Grâce au film Carbone, l’histoire de la taxe éponyme appliquée aux industriels, a été mise en avant. Mais, jusqu’à présent, les crédits carbone volontaires étaient, quant à eux, plus confidentiels. Ce dispositif se développe, pour l’heure, en dehors de la réglementation et vise les entreprises et les particuliers soucieux de compenser les émissions qu’ils ne peuvent évitées en finançant des projets de réduction ou de séquestration de CO2 à l’instar d’un programme de reforestation.
Depuis peu, la qualité de ces crédits et le bénéfice climatique du dispositif sont remis en question. “Le manque d’uniformité au sein du jeune écosystème laisse place à du greenwashing, mais sa régulation va créer de vraies opportunités pour les startups européennes au bénéfice de la lutte contre le réchauffement climatique.” explique Paul Bazin, partner chez Daphni.
Sortir de la logique juge et partie
Pour s’assurer de l’impact de sa compensation, il faut choisir des projets vérifiés par des tierces parties. C’est là où le bât blesse. Et pour cause, ces crédits sont émis selon différentes normes et labels, chacun avec ses propres critères de qualité et son propre processus de vérification. Par ailleurs, le nombre de crédits disponibles dépend du nombre de projets de réduction d’émissions réalisés et de la quantité de CO2 séquestrée ou évitée. Dès lors, plus motivés par la vente de crédits carbone que par la promotion de pratiques de qualité, certains labels trouvent un intérêt à labelliser.

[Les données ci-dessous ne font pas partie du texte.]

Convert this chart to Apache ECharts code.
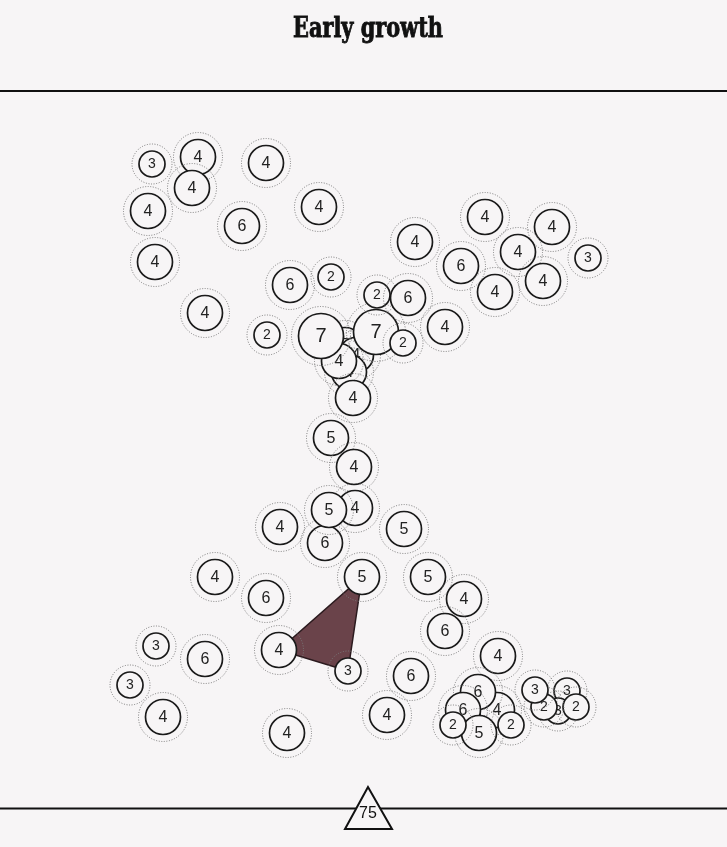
<!DOCTYPE html>
<html><head><meta charset="utf-8">
<script src="https://cdn.jsdelivr.net/npm/echarts@6/dist/echarts.min.js"></script>
<style>html,body{margin:0;padding:0;background:#f7f5f6}#c{width:727px;height:847px}</style>
</head><body><div id="c"></div>
<script>
// ---- data ----
const titleText = 'Early growth';
const footerNumber = 75;
const nodeX = [345,356,349,339,321,376,353,377,408,403,445,152,198,192,266,148,242,319,155,290,331,205,267,415,485,552,461,518,588,495,543,331,354,355,325,329,280,404,215,266,279,362,348,428,464,445,156,205,130,163,287,387,411,498,497,478,463,479,453,511,567,558,576,544,535];
const nodeY = [345,355,372,361,336,332,398,295,298,343,327,164,157,188,163,211,226,207,262,285,277,313,335,242,217,227,266,252,258,292,281,438,467,508,543,510,527,529,577,598,650,577,671,577,599,631,646,659,685,717,733,715,676,656,710,692,710,733,725,725,691,711,707,707,690];
const nodeValue = [5,4,4,4,7,7,4,2,6,2,4,3,4,4,4,4,6,4,4,6,2,4,2,4,4,4,6,4,3,4,4,5,4,4,6,5,4,5,4,6,4,5,3,5,4,6,3,6,3,4,4,4,6,4,4,6,6,5,2,2,3,3,2,2,3];
const triangleNodes = [40,41,42];

// ---- style ----
const BG = '#f7f5f6';
function radiusFor(v){ return v <= 3 ? 13 : (v >= 7 ? 22.5 : 17.5); }
function fontFor(v){ return v <= 3 ? 14 : (v >= 7 ? 20 : 16); }

const chart = echarts.init(document.getElementById('c'), null, {renderer:'canvas'});
const nodeData = nodeX.map((x,i)=>[x, nodeY[i], nodeValue[i]]);

const ctx = document.createElement('canvas').getContext('2d');
const titleFont = 'bold 27px "DejaVu Serif"';
ctx.font = titleFont;
const titleScale = 150 / ctx.measureText(titleText).width;

chart.setOption({
  backgroundColor: BG,
  animation: false,
  grid: {left:0, right:0, top:0, bottom:0},
  xAxis: {type:'value', min:0, max:727, show:false},
  yAxis: {type:'value', min:0, max:847, inverse:true, show:false},
  series: [
    {
      type:'custom', z:1, silent:true,
      data:[[0,0]],
      renderItem: function(params, api){
        const pts = triangleNodes.map(i => api.coord([nodeX[i], nodeY[i]]));
        return {type:'polygon', shape:{points:pts}, style:{fill:'#6a434a', stroke:'#2b1a1e', lineWidth:1.5}};
      }
    },
    {
      type:'custom', z:2, silent:true,
      data: nodeData,
      renderItem: function(params, api){
        const i = params.dataIndex;
        const v = api.value(2);
        const p = api.coord([api.value(0), api.value(1)]);
        const r = radiusFor(v);
        return {type:'group', children:[
          {type:'circle', z2:i*3, shape:{cx:p[0], cy:p[1], r:r+7}, style:{fill:'none', stroke:'#7a7a7a', lineWidth:1, lineDash:[1,1.6]}},
          {type:'circle', z2:i*3+1, shape:{cx:p[0], cy:p[1], r:r}, style:{fill:BG, stroke:'#1a1a1a', lineWidth:1.7}},
          {type:'text', z2:i*3+2, style:{text:String(v), x:p[0], y:p[1]+0.5, align:'center', verticalAlign:'middle', font: fontFor(v)+'px "Liberation Sans", Arial, sans-serif', fill:'#222'}}
        ]};
      }
    }
  ],
  graphic: [
    {type:'text', x:368, y:30, scaleX:titleScale, style:{text:titleText, font:titleFont, align:'center', verticalAlign:'middle', fill:'#111', stroke:'#111', lineWidth:0.9}},
    {type:'line', shape:{x1:0, y1:91, x2:727, y2:91}, style:{stroke:'#111', lineWidth:2}},
    {type:'line', shape:{x1:0, y1:808.5, x2:727, y2:808.5}, style:{stroke:'#111', lineWidth:2}, z:10},
    {type:'polygon', shape:{points:[[368,787],[345,829],[392,829]]}, style:{fill:BG, stroke:'#111', lineWidth:2, lineJoin:'miter'}, z:11},
    {type:'text', x:368, y:814, style:{text:String(footerNumber), font:'16px "Liberation Sans", Arial, sans-serif', align:'center', verticalAlign:'middle', fill:'#111'}, z:12}
  ]
});
</script></body></html>
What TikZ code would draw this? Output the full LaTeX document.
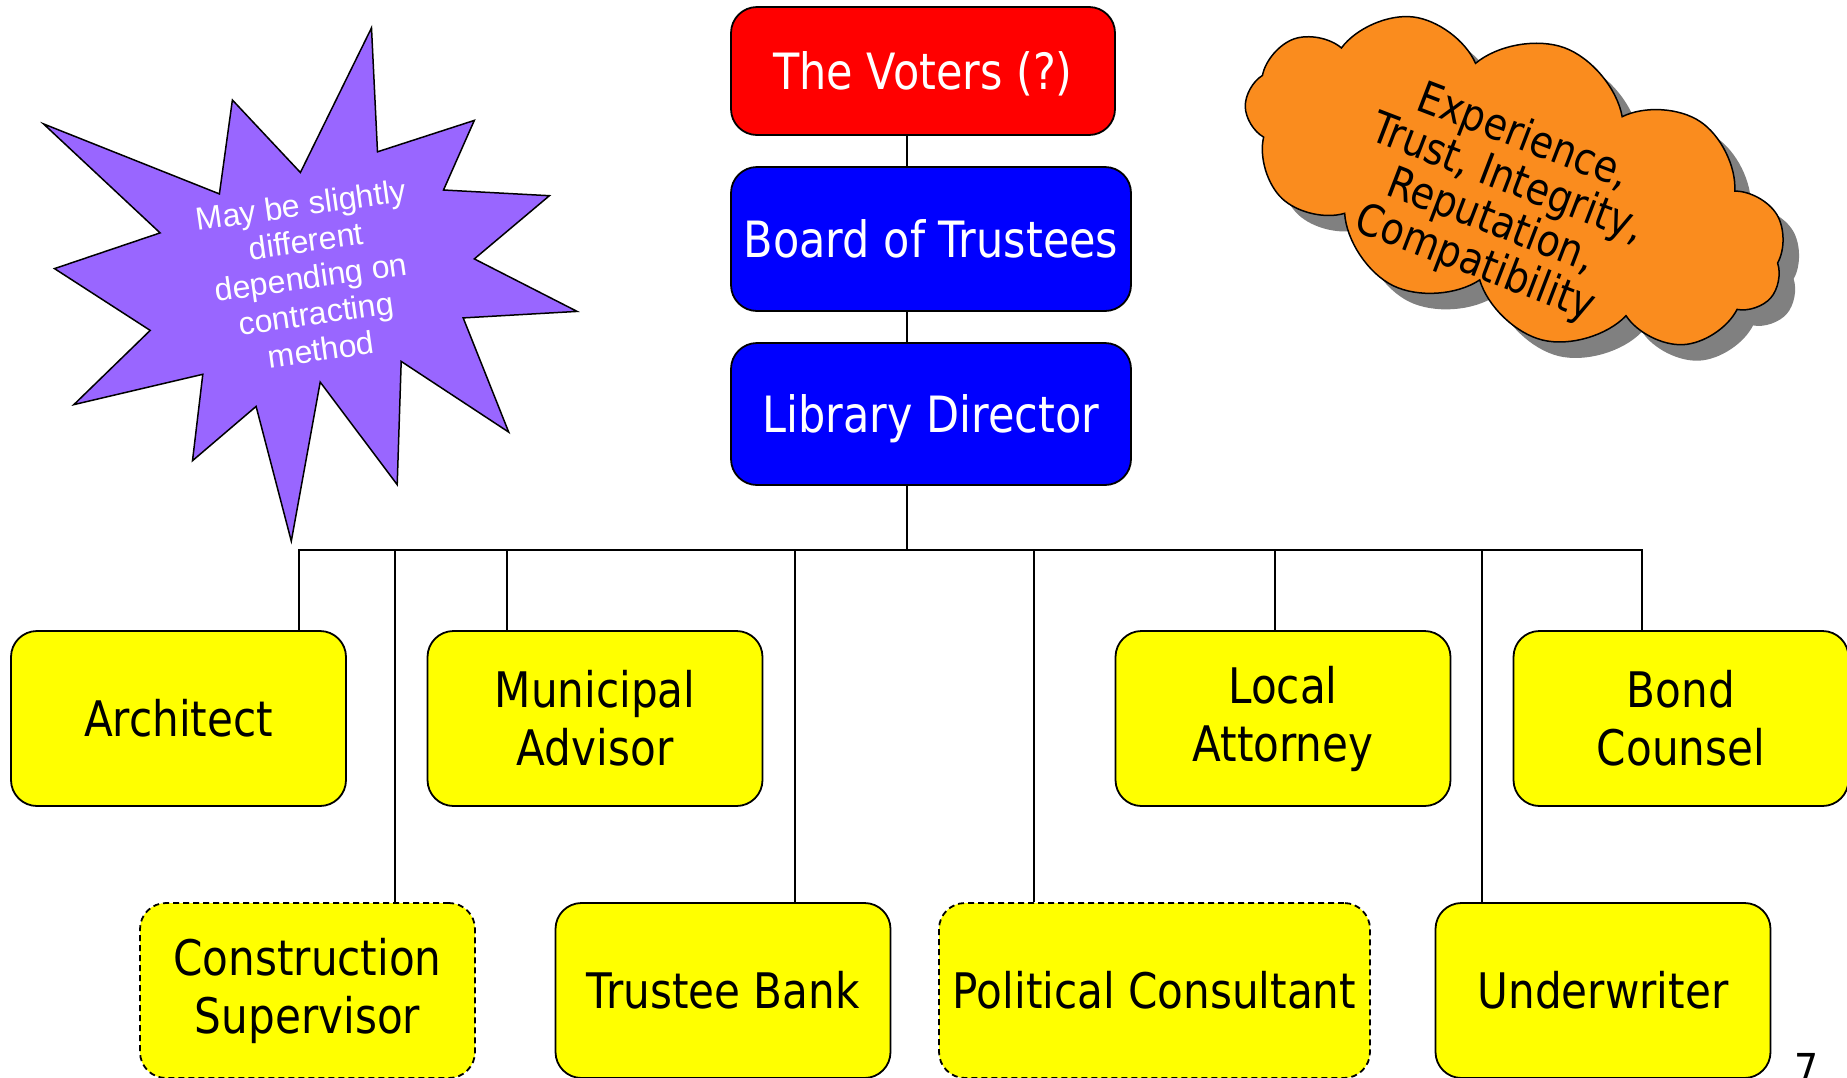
\documentclass[tikz,border=0pt]{standalone}
\usepackage{fontspec}
\newfontfamily\tah[FakeStretch=0.86]{DejaVu Sans}
\newfontfamily\arialf{Liberation Sans}
\usetikzlibrary{shapes.symbols,shadows}
\definecolor{starpurple}{RGB}{153,102,255}
\definecolor{cloudorange}{RGB}{250,140,30}
\definecolor{boxyellow}{RGB}{255,255,0}
\definecolor{boxblue}{RGB}{0,0,255}
\definecolor{boxred}{RGB}{255,0,0}
\definecolor{shadowgray}{RGB}{128,128,128}
\tikzset{
  orgbox/.style={draw=black, line width=1.8pt, rounded corners=26pt, align=center, inner sep=0pt, font=\tah\fontsize{49}{58}\selectfont},
  topbox/.style={orgbox, text=white, text height=36pt, text depth=0pt, font=\tah\fontsize{50}{58}\selectfont},
  rolebox/.style={orgbox, fill=boxyellow, text=black, minimum width=335pt, minimum height=175pt},
  optbox/.style={rolebox, dash pattern=on 6pt off 4pt},
  link/.style={draw=black, line width=1.8pt},
}
\begin{document}
\begin{tikzpicture}[x=1pt,y=-1pt]
\useasboundingbox (0,0) rectangle (1847,1077);

% starburst
\draw[fill=starpurple, line width=1.5pt, line join=miter]
  (371.5,27.9) -- (377.5,151.8) -- (474.3,120.4) -- (443.5,190) -- (549.4,195.7)
  -- (474.3,258.9) -- (577.1,311.4) -- (463.2,317.9) -- (508.7,432.1) -- (401.2,361.4)
  -- (397.2,484.6) -- (320.2,382.1) -- (291.3,541.1) -- (256.1,406.4) -- (192.5,460.7)
  -- (202.8,374.3) -- (73.9,404.6) -- (150.2,330.4) -- (54.5,268.6) -- (160.1,232.9)
  -- (43.5,123.9) -- (219.4,193.9) -- (232.4,100) -- (300.4,172.5) -- cycle;
\node[rotate=8, text=white, align=center, font=\arialf\fontsize{32}{36.5}\selectfont] (startext) at (311,277)
  {May be slightly\\different\\depending on\\contracting\\method};

% cloud
\node[cloud, cloud puffs=11, cloud puff arc=120, aspect=2, minimum width=565pt, minimum height=288pt,
  draw=black, line width=1.5pt, fill=cloudorange, rotate=-20,
  drop shadow={shadow xshift=16pt, shadow yshift=-16pt, fill=shadowgray, opacity=1}] (cloud) at (1515,183) {};
\node[rotate=-21, align=center, font=\tah\fontsize{44}{45}\selectfont] (cloudtext) at (1499,201)
  {Experience,\\Trust, Integrity,\\Reputation,\\Compatibility};

% top chain
\node[topbox, fill=boxred, minimum width=384pt, minimum height=128pt] (voters) at (923,71) {The Voters (?)};
\node[topbox, fill=boxblue, minimum width=400pt, minimum height=144pt] (board) at (931,239) {Board of Trustees};
\node[topbox, fill=boxblue, minimum width=400pt, minimum height=142pt] (director) at (931,414) {Library Director};

% row 1
\node[rolebox] (architect) at (178.5,718.5) {Architect};
\node[rolebox] (municipal) at (595,718.5) {Municipal\\Advisor};
\node[rolebox] (attorney) at (1283,718.5) {Local\\Attorney};
\node[rolebox] (bond) at (1681,718.5) {Bond\\Counsel};
% row 2
\node[optbox] (construction) at (307.5,990.5) {Construction\\Supervisor};
\node[rolebox] (bank) at (723,990.5) {Trustee Bank};
\node[optbox, minimum width=431pt] (political) at (1154.5,990.5) {Political Consultant};
\node[rolebox] (underwriter) at (1603,990.5) {Underwriter};

% connectors
\coordinate (trunk) at (907,550);
\draw[link] (voters.south -| trunk) -- (board.north -| trunk);
\draw[link] (board.south -| trunk) -- (director.north -| trunk);
\draw[link] (director.south -| trunk) -- (trunk);
\coordinate (dA) at (299,550);
\coordinate (dC) at (395,550);
\coordinate (dM) at (507,550);
\coordinate (dT) at (795,550);
\coordinate (dP) at (1034,550);
\coordinate (dL) at (1275,550);
\coordinate (dU) at (1482,550);
\coordinate (dB) at (1642,550);
\draw[link] (dA |- architect.north) -- (dA) -- (dB) -- (dB |- bond.north);
\draw[link] (dC) -- (dC |- construction.north);
\draw[link] (dM) -- (dM |- municipal.north);
\draw[link] (dT) -- (dT |- bank.north);
\draw[link] (dP) -- (dP |- political.north);
\draw[link] (dL) -- (dL |- attorney.north);
\draw[link] (dU) -- (dU |- underwriter.north);

% page number
\node[anchor=north west, inner sep=0pt, font=\tah\fontsize{44}{48}\selectfont] (pagenum) at (1794,1053) {7};
\end{tikzpicture}
\end{document}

“Il faut sortir de la logique juge et partie. Les deux gros acteurs du marché sont à la fois certificateurs, banques de données et vendeurs. Quand le stock diminue, ils le renouvellent en labellisant davantage, pour vendre davantage. Pour tirer le maximum de bénéfice environnemental de ce dispositif, le régulateur doit intervenir. Les Allemands pénalisent déjà le greenwashing et une norme ISO 14068 dédiée au crédit carbone verra bientôt le jour. Les labels n’auront d’autres choix que de s’y conformer.” positive Paul Bazin.
Un marché vecteur d’opportunité
Entre 2019 et 2020, suite à une prise de conscience collective quant à la nécessité d’agir pour le climat, le stock de crédits carbone disponibles a été divisé par deux. “C’est bon signe. Les flux financiers se détournent de l’économie traditionnelle au profit de projets responsables. Et si trois années sont, en moyenne, nécessaires avant qu’un porteur de projet puisse se prévaloir de réduire ou capter sa première tonne de CO2, pour que les stocks se renouvellent, il faut que des projets verts voient régulièrement le jour.” rappelle Paul Bazin, auteur de l'étude”Voluntary carbon offsets: long-term potential and short-term troubles”. La traçabilité de ces flux et le calcul de rentabilité extra financière seraient, à eux seuls, sources d’opportunités pour les entrepreneurs désireux de faire émerger de nouvelles technologies. “La deeptech, elle aussi, doit y prendre part pour créer de nouvelles méthodes de stockage carbone ou de réduction d’émissions. C’est encore flou, mais le flou - dans une industrie qui, selon nous [les VC], va devenir gigantesque - signifie qu’il y a des places à prendre.” explique le partner de Daphni même si, pour lui, pour atteindre la neutralité carbone, l'objectif premier reste la réduction.
L’avantage européen
Les VC n'investissent pas directement dans des crédits carbone volontaires mais ils s’intéressent aux startups qui entendent apporter des solutions pertinentes à cet écosystème en construction à l’instar de Sylvera.
“Difficile de prédire si cette startup prendra le lead, mais elle est scalable car capable, grâce à de la techno, de “ranker,” des labels et des crédits carbone pour en faire un catalogue. Elle a levé avec les plus beaux fonds de la planète ce qui lui donne un temps d’avance. Les VC, quelque soit leur spécialité, doivent être là pour identifier ceux qui ont une vision pour ce marché et aider les bons acteurs à émerger. Chez Daphni, nous sommes persuadés que les Européens ont une carte à jouer. C’est ici que les réglementations voient le jour et on retrouve sur le continent une culture commune dans la lutte contre le réchauffement climatique. Difficile d’en dire autant outre-Atlantique” se réjouit Paul Bazin.